Just like our best days, we are all moved and inspired in different ways. Moreover, there are multitude of ways that we can move and inspire.
3. One that can be looked back on with satisfaction and without regret.
Close your eyes once more, but this time imagine yourself as an old man or woman sitting in a rocking chair on your front porch. You rock gently back and forth as warm breeze blows, ruffling the pages of the weathered book you are clutching. You’ve just finished reading the Book of Your life.
What expression is on your face?
Is your mouth curved into a wrinkled smile? Is it tear-stained from recalling your triumphs through difficult times and reliving joyful occasions? Are your eyes lightly shut with a sigh of contentment on your lips?
Or is your brow furrowed and your knuckles white from clenched fists? Is it one full of sorrow, disappointment, or regret?
Sadly, too many people reach the end of their lives only to discover they never truly lived.
Through his many years conducting funeral services and from his interviews of over 200 people others considered to be especially wise, Dr. John Izzo discovered:
Death is not what we fear most. When we have lived life fully and done what we hoped to do, we can accept death with grace. What we fear most is not having lived to the fullest extent possible, to come to the end of our life with our final words being “I wish I had.”
So what separates those who are filled with a deep sense of purpose and satisfaction from those filled with bitterness and regret?
It’s who we become and the way we live our lives each and every day.

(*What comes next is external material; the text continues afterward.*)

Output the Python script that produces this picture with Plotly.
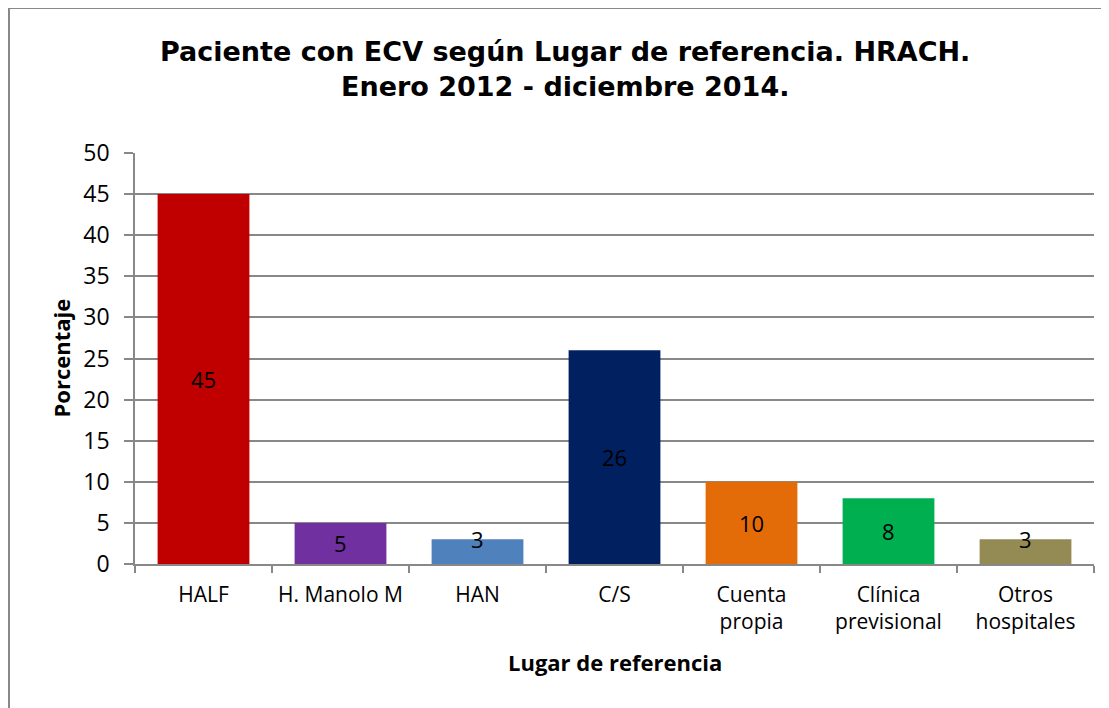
import plotly.graph_objects as go

categories = ["HALF", "H. Manolo M", "HAN", "C/S", "Cuenta<br>propia", "Clínica<br>previsional", "Otros<br>hospitales"]
values = [45, 5, 3, 26, 10, 8, 3]
colors = ["#C00000", "#7030A0", "#4F81BD", "#002060", "#E36C09", "#00B050", "#948A54"]
yticks = [0, 5, 10, 15, 20, 25, 30, 35, 40, 45, 50]
title_lines = ["Paciente con ECV según Lugar de referencia. HRACH.", "Enero 2012 - diciembre 2014."]

FONT = "Open Sans"
TFONT = "DejaVu Sans"
GRID = "#888888"
# page body has an 8px margin, so figure coordinates = screen - 8
W, H = 1101, 700
L, R, T, B = 127, 15, 145, 144
PW, PH = W - L - R, H - T - B


def px_x(p):
    return (p - L) / PW


def px_y(p):
    return (H - B - p) / PH


fig = go.Figure()
fig.add_trace(go.Bar(
    x=categories, y=values, marker=dict(color=colors, line=dict(width=0)),
    showlegend=False, hoverinfo="x+y",
))

annotations = []
for c, v in zip(categories, values):
    yy = v / 2 if v >= 5 else v
    annotations.append(dict(x=c, y=yy, xref="x", yref="y", text=str(v), showarrow=False,
                            font=dict(family=FONT, size=22, color="black"),
                            xanchor="center", yanchor="middle"))
for line, yc in zip(title_lines, [44, 79]):
    annotations.append(dict(x=px_x(557), y=px_y(yc), xref="paper", yref="paper", text="<b>" + line + "</b>",
                            showarrow=False, font=dict(family=TFONT, size=27, color="black"),
                            xanchor="center", yanchor="middle"))
annotations.append(dict(x=0.5, y=px_y(654), xref="paper", yref="paper", text="<b>Lugar de referencia</b>",
                        showarrow=False, font=dict(family=FONT, size=22, color="black"),
                        xanchor="center", yanchor="middle"))
annotations.append(dict(x=px_x(52), y=0.5, xref="paper", yref="paper", text="<b>Porcentaje</b>",
                        showarrow=False, textangle=-90, font=dict(family=FONT, size=22, color="black"),
                        xanchor="center", yanchor="middle"))

fig.update_layout(
    width=W, height=H,
    margin=dict(l=L, r=R, t=T, b=B, autoexpand=False),
    paper_bgcolor="white", plot_bgcolor="white",
    bargap=0.33,
    annotations=annotations,
    font=dict(family=FONT, color="black"),
)
fig.update_xaxes(
    type="category", showline=True, linecolor=GRID, linewidth=1.5, automargin=False,
    ticks="outside", tickson="boundaries", ticklen=7, tickcolor=GRID, tickwidth=1.5,
    ticklabelstandoff=11,
    tickfont=dict(family=FONT, size=21, color="black"),
    showgrid=False,
)
fig.update_yaxes(
    range=[0, 50], tickvals=yticks, showline=True, linecolor=GRID, linewidth=1.5, automargin=False,
    ticks="outside", ticklen=9, tickcolor=GRID, tickwidth=1.5, ticklabelstandoff=10,
    showgrid=True, gridcolor=GRID, gridwidth=1.5, zeroline=False,
    tickfont=dict(family=FONT, size=23, color="black"),
)
fig.add_shape(type="rect", xref="paper", yref="paper",
              x0=px_x(1), x1=px_x(1120), y0=px_y(720), y1=px_y(0),
              line=dict(color=GRID, width=2), fillcolor="rgba(0,0,0,0)", layer="below")

fig.write_html("out.html")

It’s the adventures and experiences we have.
It’s how we take care of ourselves physically, emotionally, and spiritually.
It’s the connections we establish and the relationships we develop.
It’s the contributions we make and the legacy we leave behind.
It’s also what I’m writing about in my upcoming ebook:
Choose Your Own Adventure
Make the Book of Your Life One Worth Reading
which will be a free gift to all of you who know you were meant to set sail!
“Twenty years from now you will be more disappointed by the things that you didn’t do than by the ones you did do. So throw off the bowlines. Sail away from the safe harbor. Catch the trade winds in your sails. Explore. Dream. Discover.” ~ Mark Twain
A final thought about extraordinary living…
Pretty much anyone can, but few actually do.
That’s what makes them extraordinary.
How about you? Are you still waiting in the harbor?
Or are you out sailing on the seas of extraordinary living?